WHAT TO PRODUCE
In the listing that follows, retype every line from the first through the one containing "plt.rcParams['font.family'] = ['Liberation". Pictures are to be left out.

DATA SEGMENT
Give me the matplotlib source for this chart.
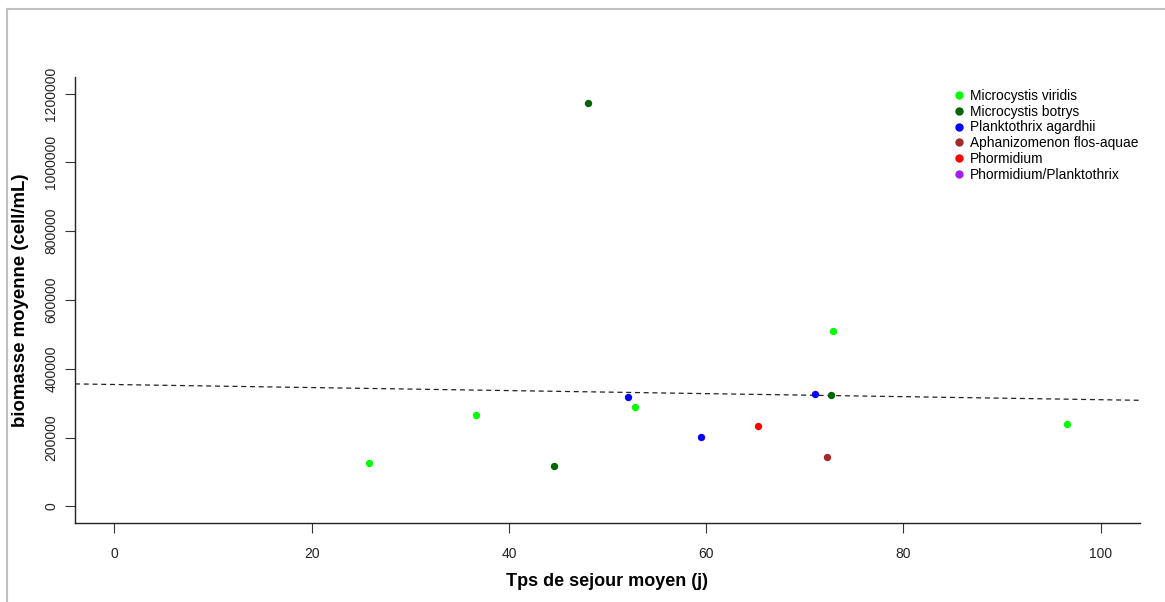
import numpy as np
import matplotlib.pyplot as plt
from matplotlib.lines import Line2D

plt.rcParams['font.family'] = ['Liberation Sans', 'DejaVu Sans']

# Data
species = ['Microcystis viridis', 'Microcystis botrys', 'Planktothrix agardhii',
           'Aphanizomenon flos-aquae', 'Phormidium', 'Phormidium/Planktothrix']
colors = ['#00ff00', '#006400', '#0000ff', '#a52a2a', '#ff0000', '#a020f0']

viridis_x = [25.8, 36.7, 52.8, 72.9, 96.6]
viridis_y = [125000, 267000, 290500, 511000, 241000]
botrys_x = [44.6, 48.0, 72.7]
botrys_y = [119000, 1171000, 322500]
agardhii_x = [52.1, 59.5, 71.0]
agardhii_y = [319500, 200500, 325500]
aphan_x = [72.3]
aphan_y = [142500]
phorm_x = [65.3]
phorm_y = [232500]
phorm_plank_x = []
phorm_plank_y = []

xs = [viridis_x, botrys_x, agardhii_x, aphan_x, phorm_x, phorm_plank_x]
ys = [viridis_y, botrys_y, agardhii_y, aphan_y, phorm_y, phorm_plank_y]

fig = plt.figure(figsize=(11.65, 6.02), dpi=100)
ax = fig.add_axes([75 / 1165, (602 - 523) / 602, (1140 - 75) / 1165, (523 - 77) / 602])

for x, y, c in zip(xs, ys, colors):
    ax.scatter(x, y, s=28, color=c, zorder=3, linewidths=0)

# linear regression over all points (dashed, full width)
all_x = np.concatenate([np.array(v, dtype=float) for v in xs])
all_y = np.concatenate([np.array(v, dtype=float) for v in ys])
slope, intercept = np.polyfit(all_x, all_y, 1)
xlim = (-4, 104)
xl = np.array(xlim)
ax.plot(xl, intercept + slope * xl, color='#222222', linestyle=(0, (4, 3)), linewidth=0.9)

ax.set_xlim(*xlim)
ax.set_ylim(-48000, 1248000)
ax.set_xticks([0, 20, 40, 60, 80, 100])
ax.set_yticks([0, 200000, 400000, 600000, 800000, 1000000, 1200000])
ax.set_yticklabels(['0', '200000', '400000', '600000', '800000', '1000000', '1200000'],
                   rotation=90, va='center')
ax.tick_params(axis='both', labelsize=10, length=7, width=0.8, color='#333333',
               labelcolor='#222222')
ax.tick_params(axis='x', pad=10)
ax.tick_params(axis='y', pad=5)
for s in ['top', 'right']:
    ax.spines[s].set_visible(False)
for s in ['left', 'bottom']:
    ax.spines[s].set_linewidth(1.0)
    ax.spines[s].set_color('#222222')

ax.set_xlabel('Tps de sejour moyen (j)', fontsize=13, fontweight='bold', labelpad=9)
ax.set_ylabel('biomasse moyenne (cell/mL)', fontsize=13.4, fontweight='bold', labelpad=11)

handles = [Line2D([], [], marker='o', linestyle='', color=c, markersize=5) for c in colors]
ax.legend(handles, species, loc='upper left', bbox_to_anchor=(0.817, 0.986), frameon=False,
          fontsize=9.9, handletextpad=0.2, labelspacing=0.13, handlelength=1.2,
          borderaxespad=0)

# gray frame around the image (top and left edges)
fig.add_artist(Line2D([7 / 1165, 1], [1 - 9 / 602, 1 - 9 / 602], color='#c0c0c0', linewidth=1.5))
fig.add_artist(Line2D([7 / 1165, 7 / 1165], [0, 1 - 9 / 602], color='#c0c0c0', linewidth=1.5))

fig.savefig('out.png', dpi=100)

RIGHT ANSWER
Give me the matplotlib source for this chart.
import numpy as np
import matplotlib.pyplot as plt
from matplotlib.lines import Line2D

plt.rcParams['font.family'] = ['Liberation Sans', 'DejaVu Sans']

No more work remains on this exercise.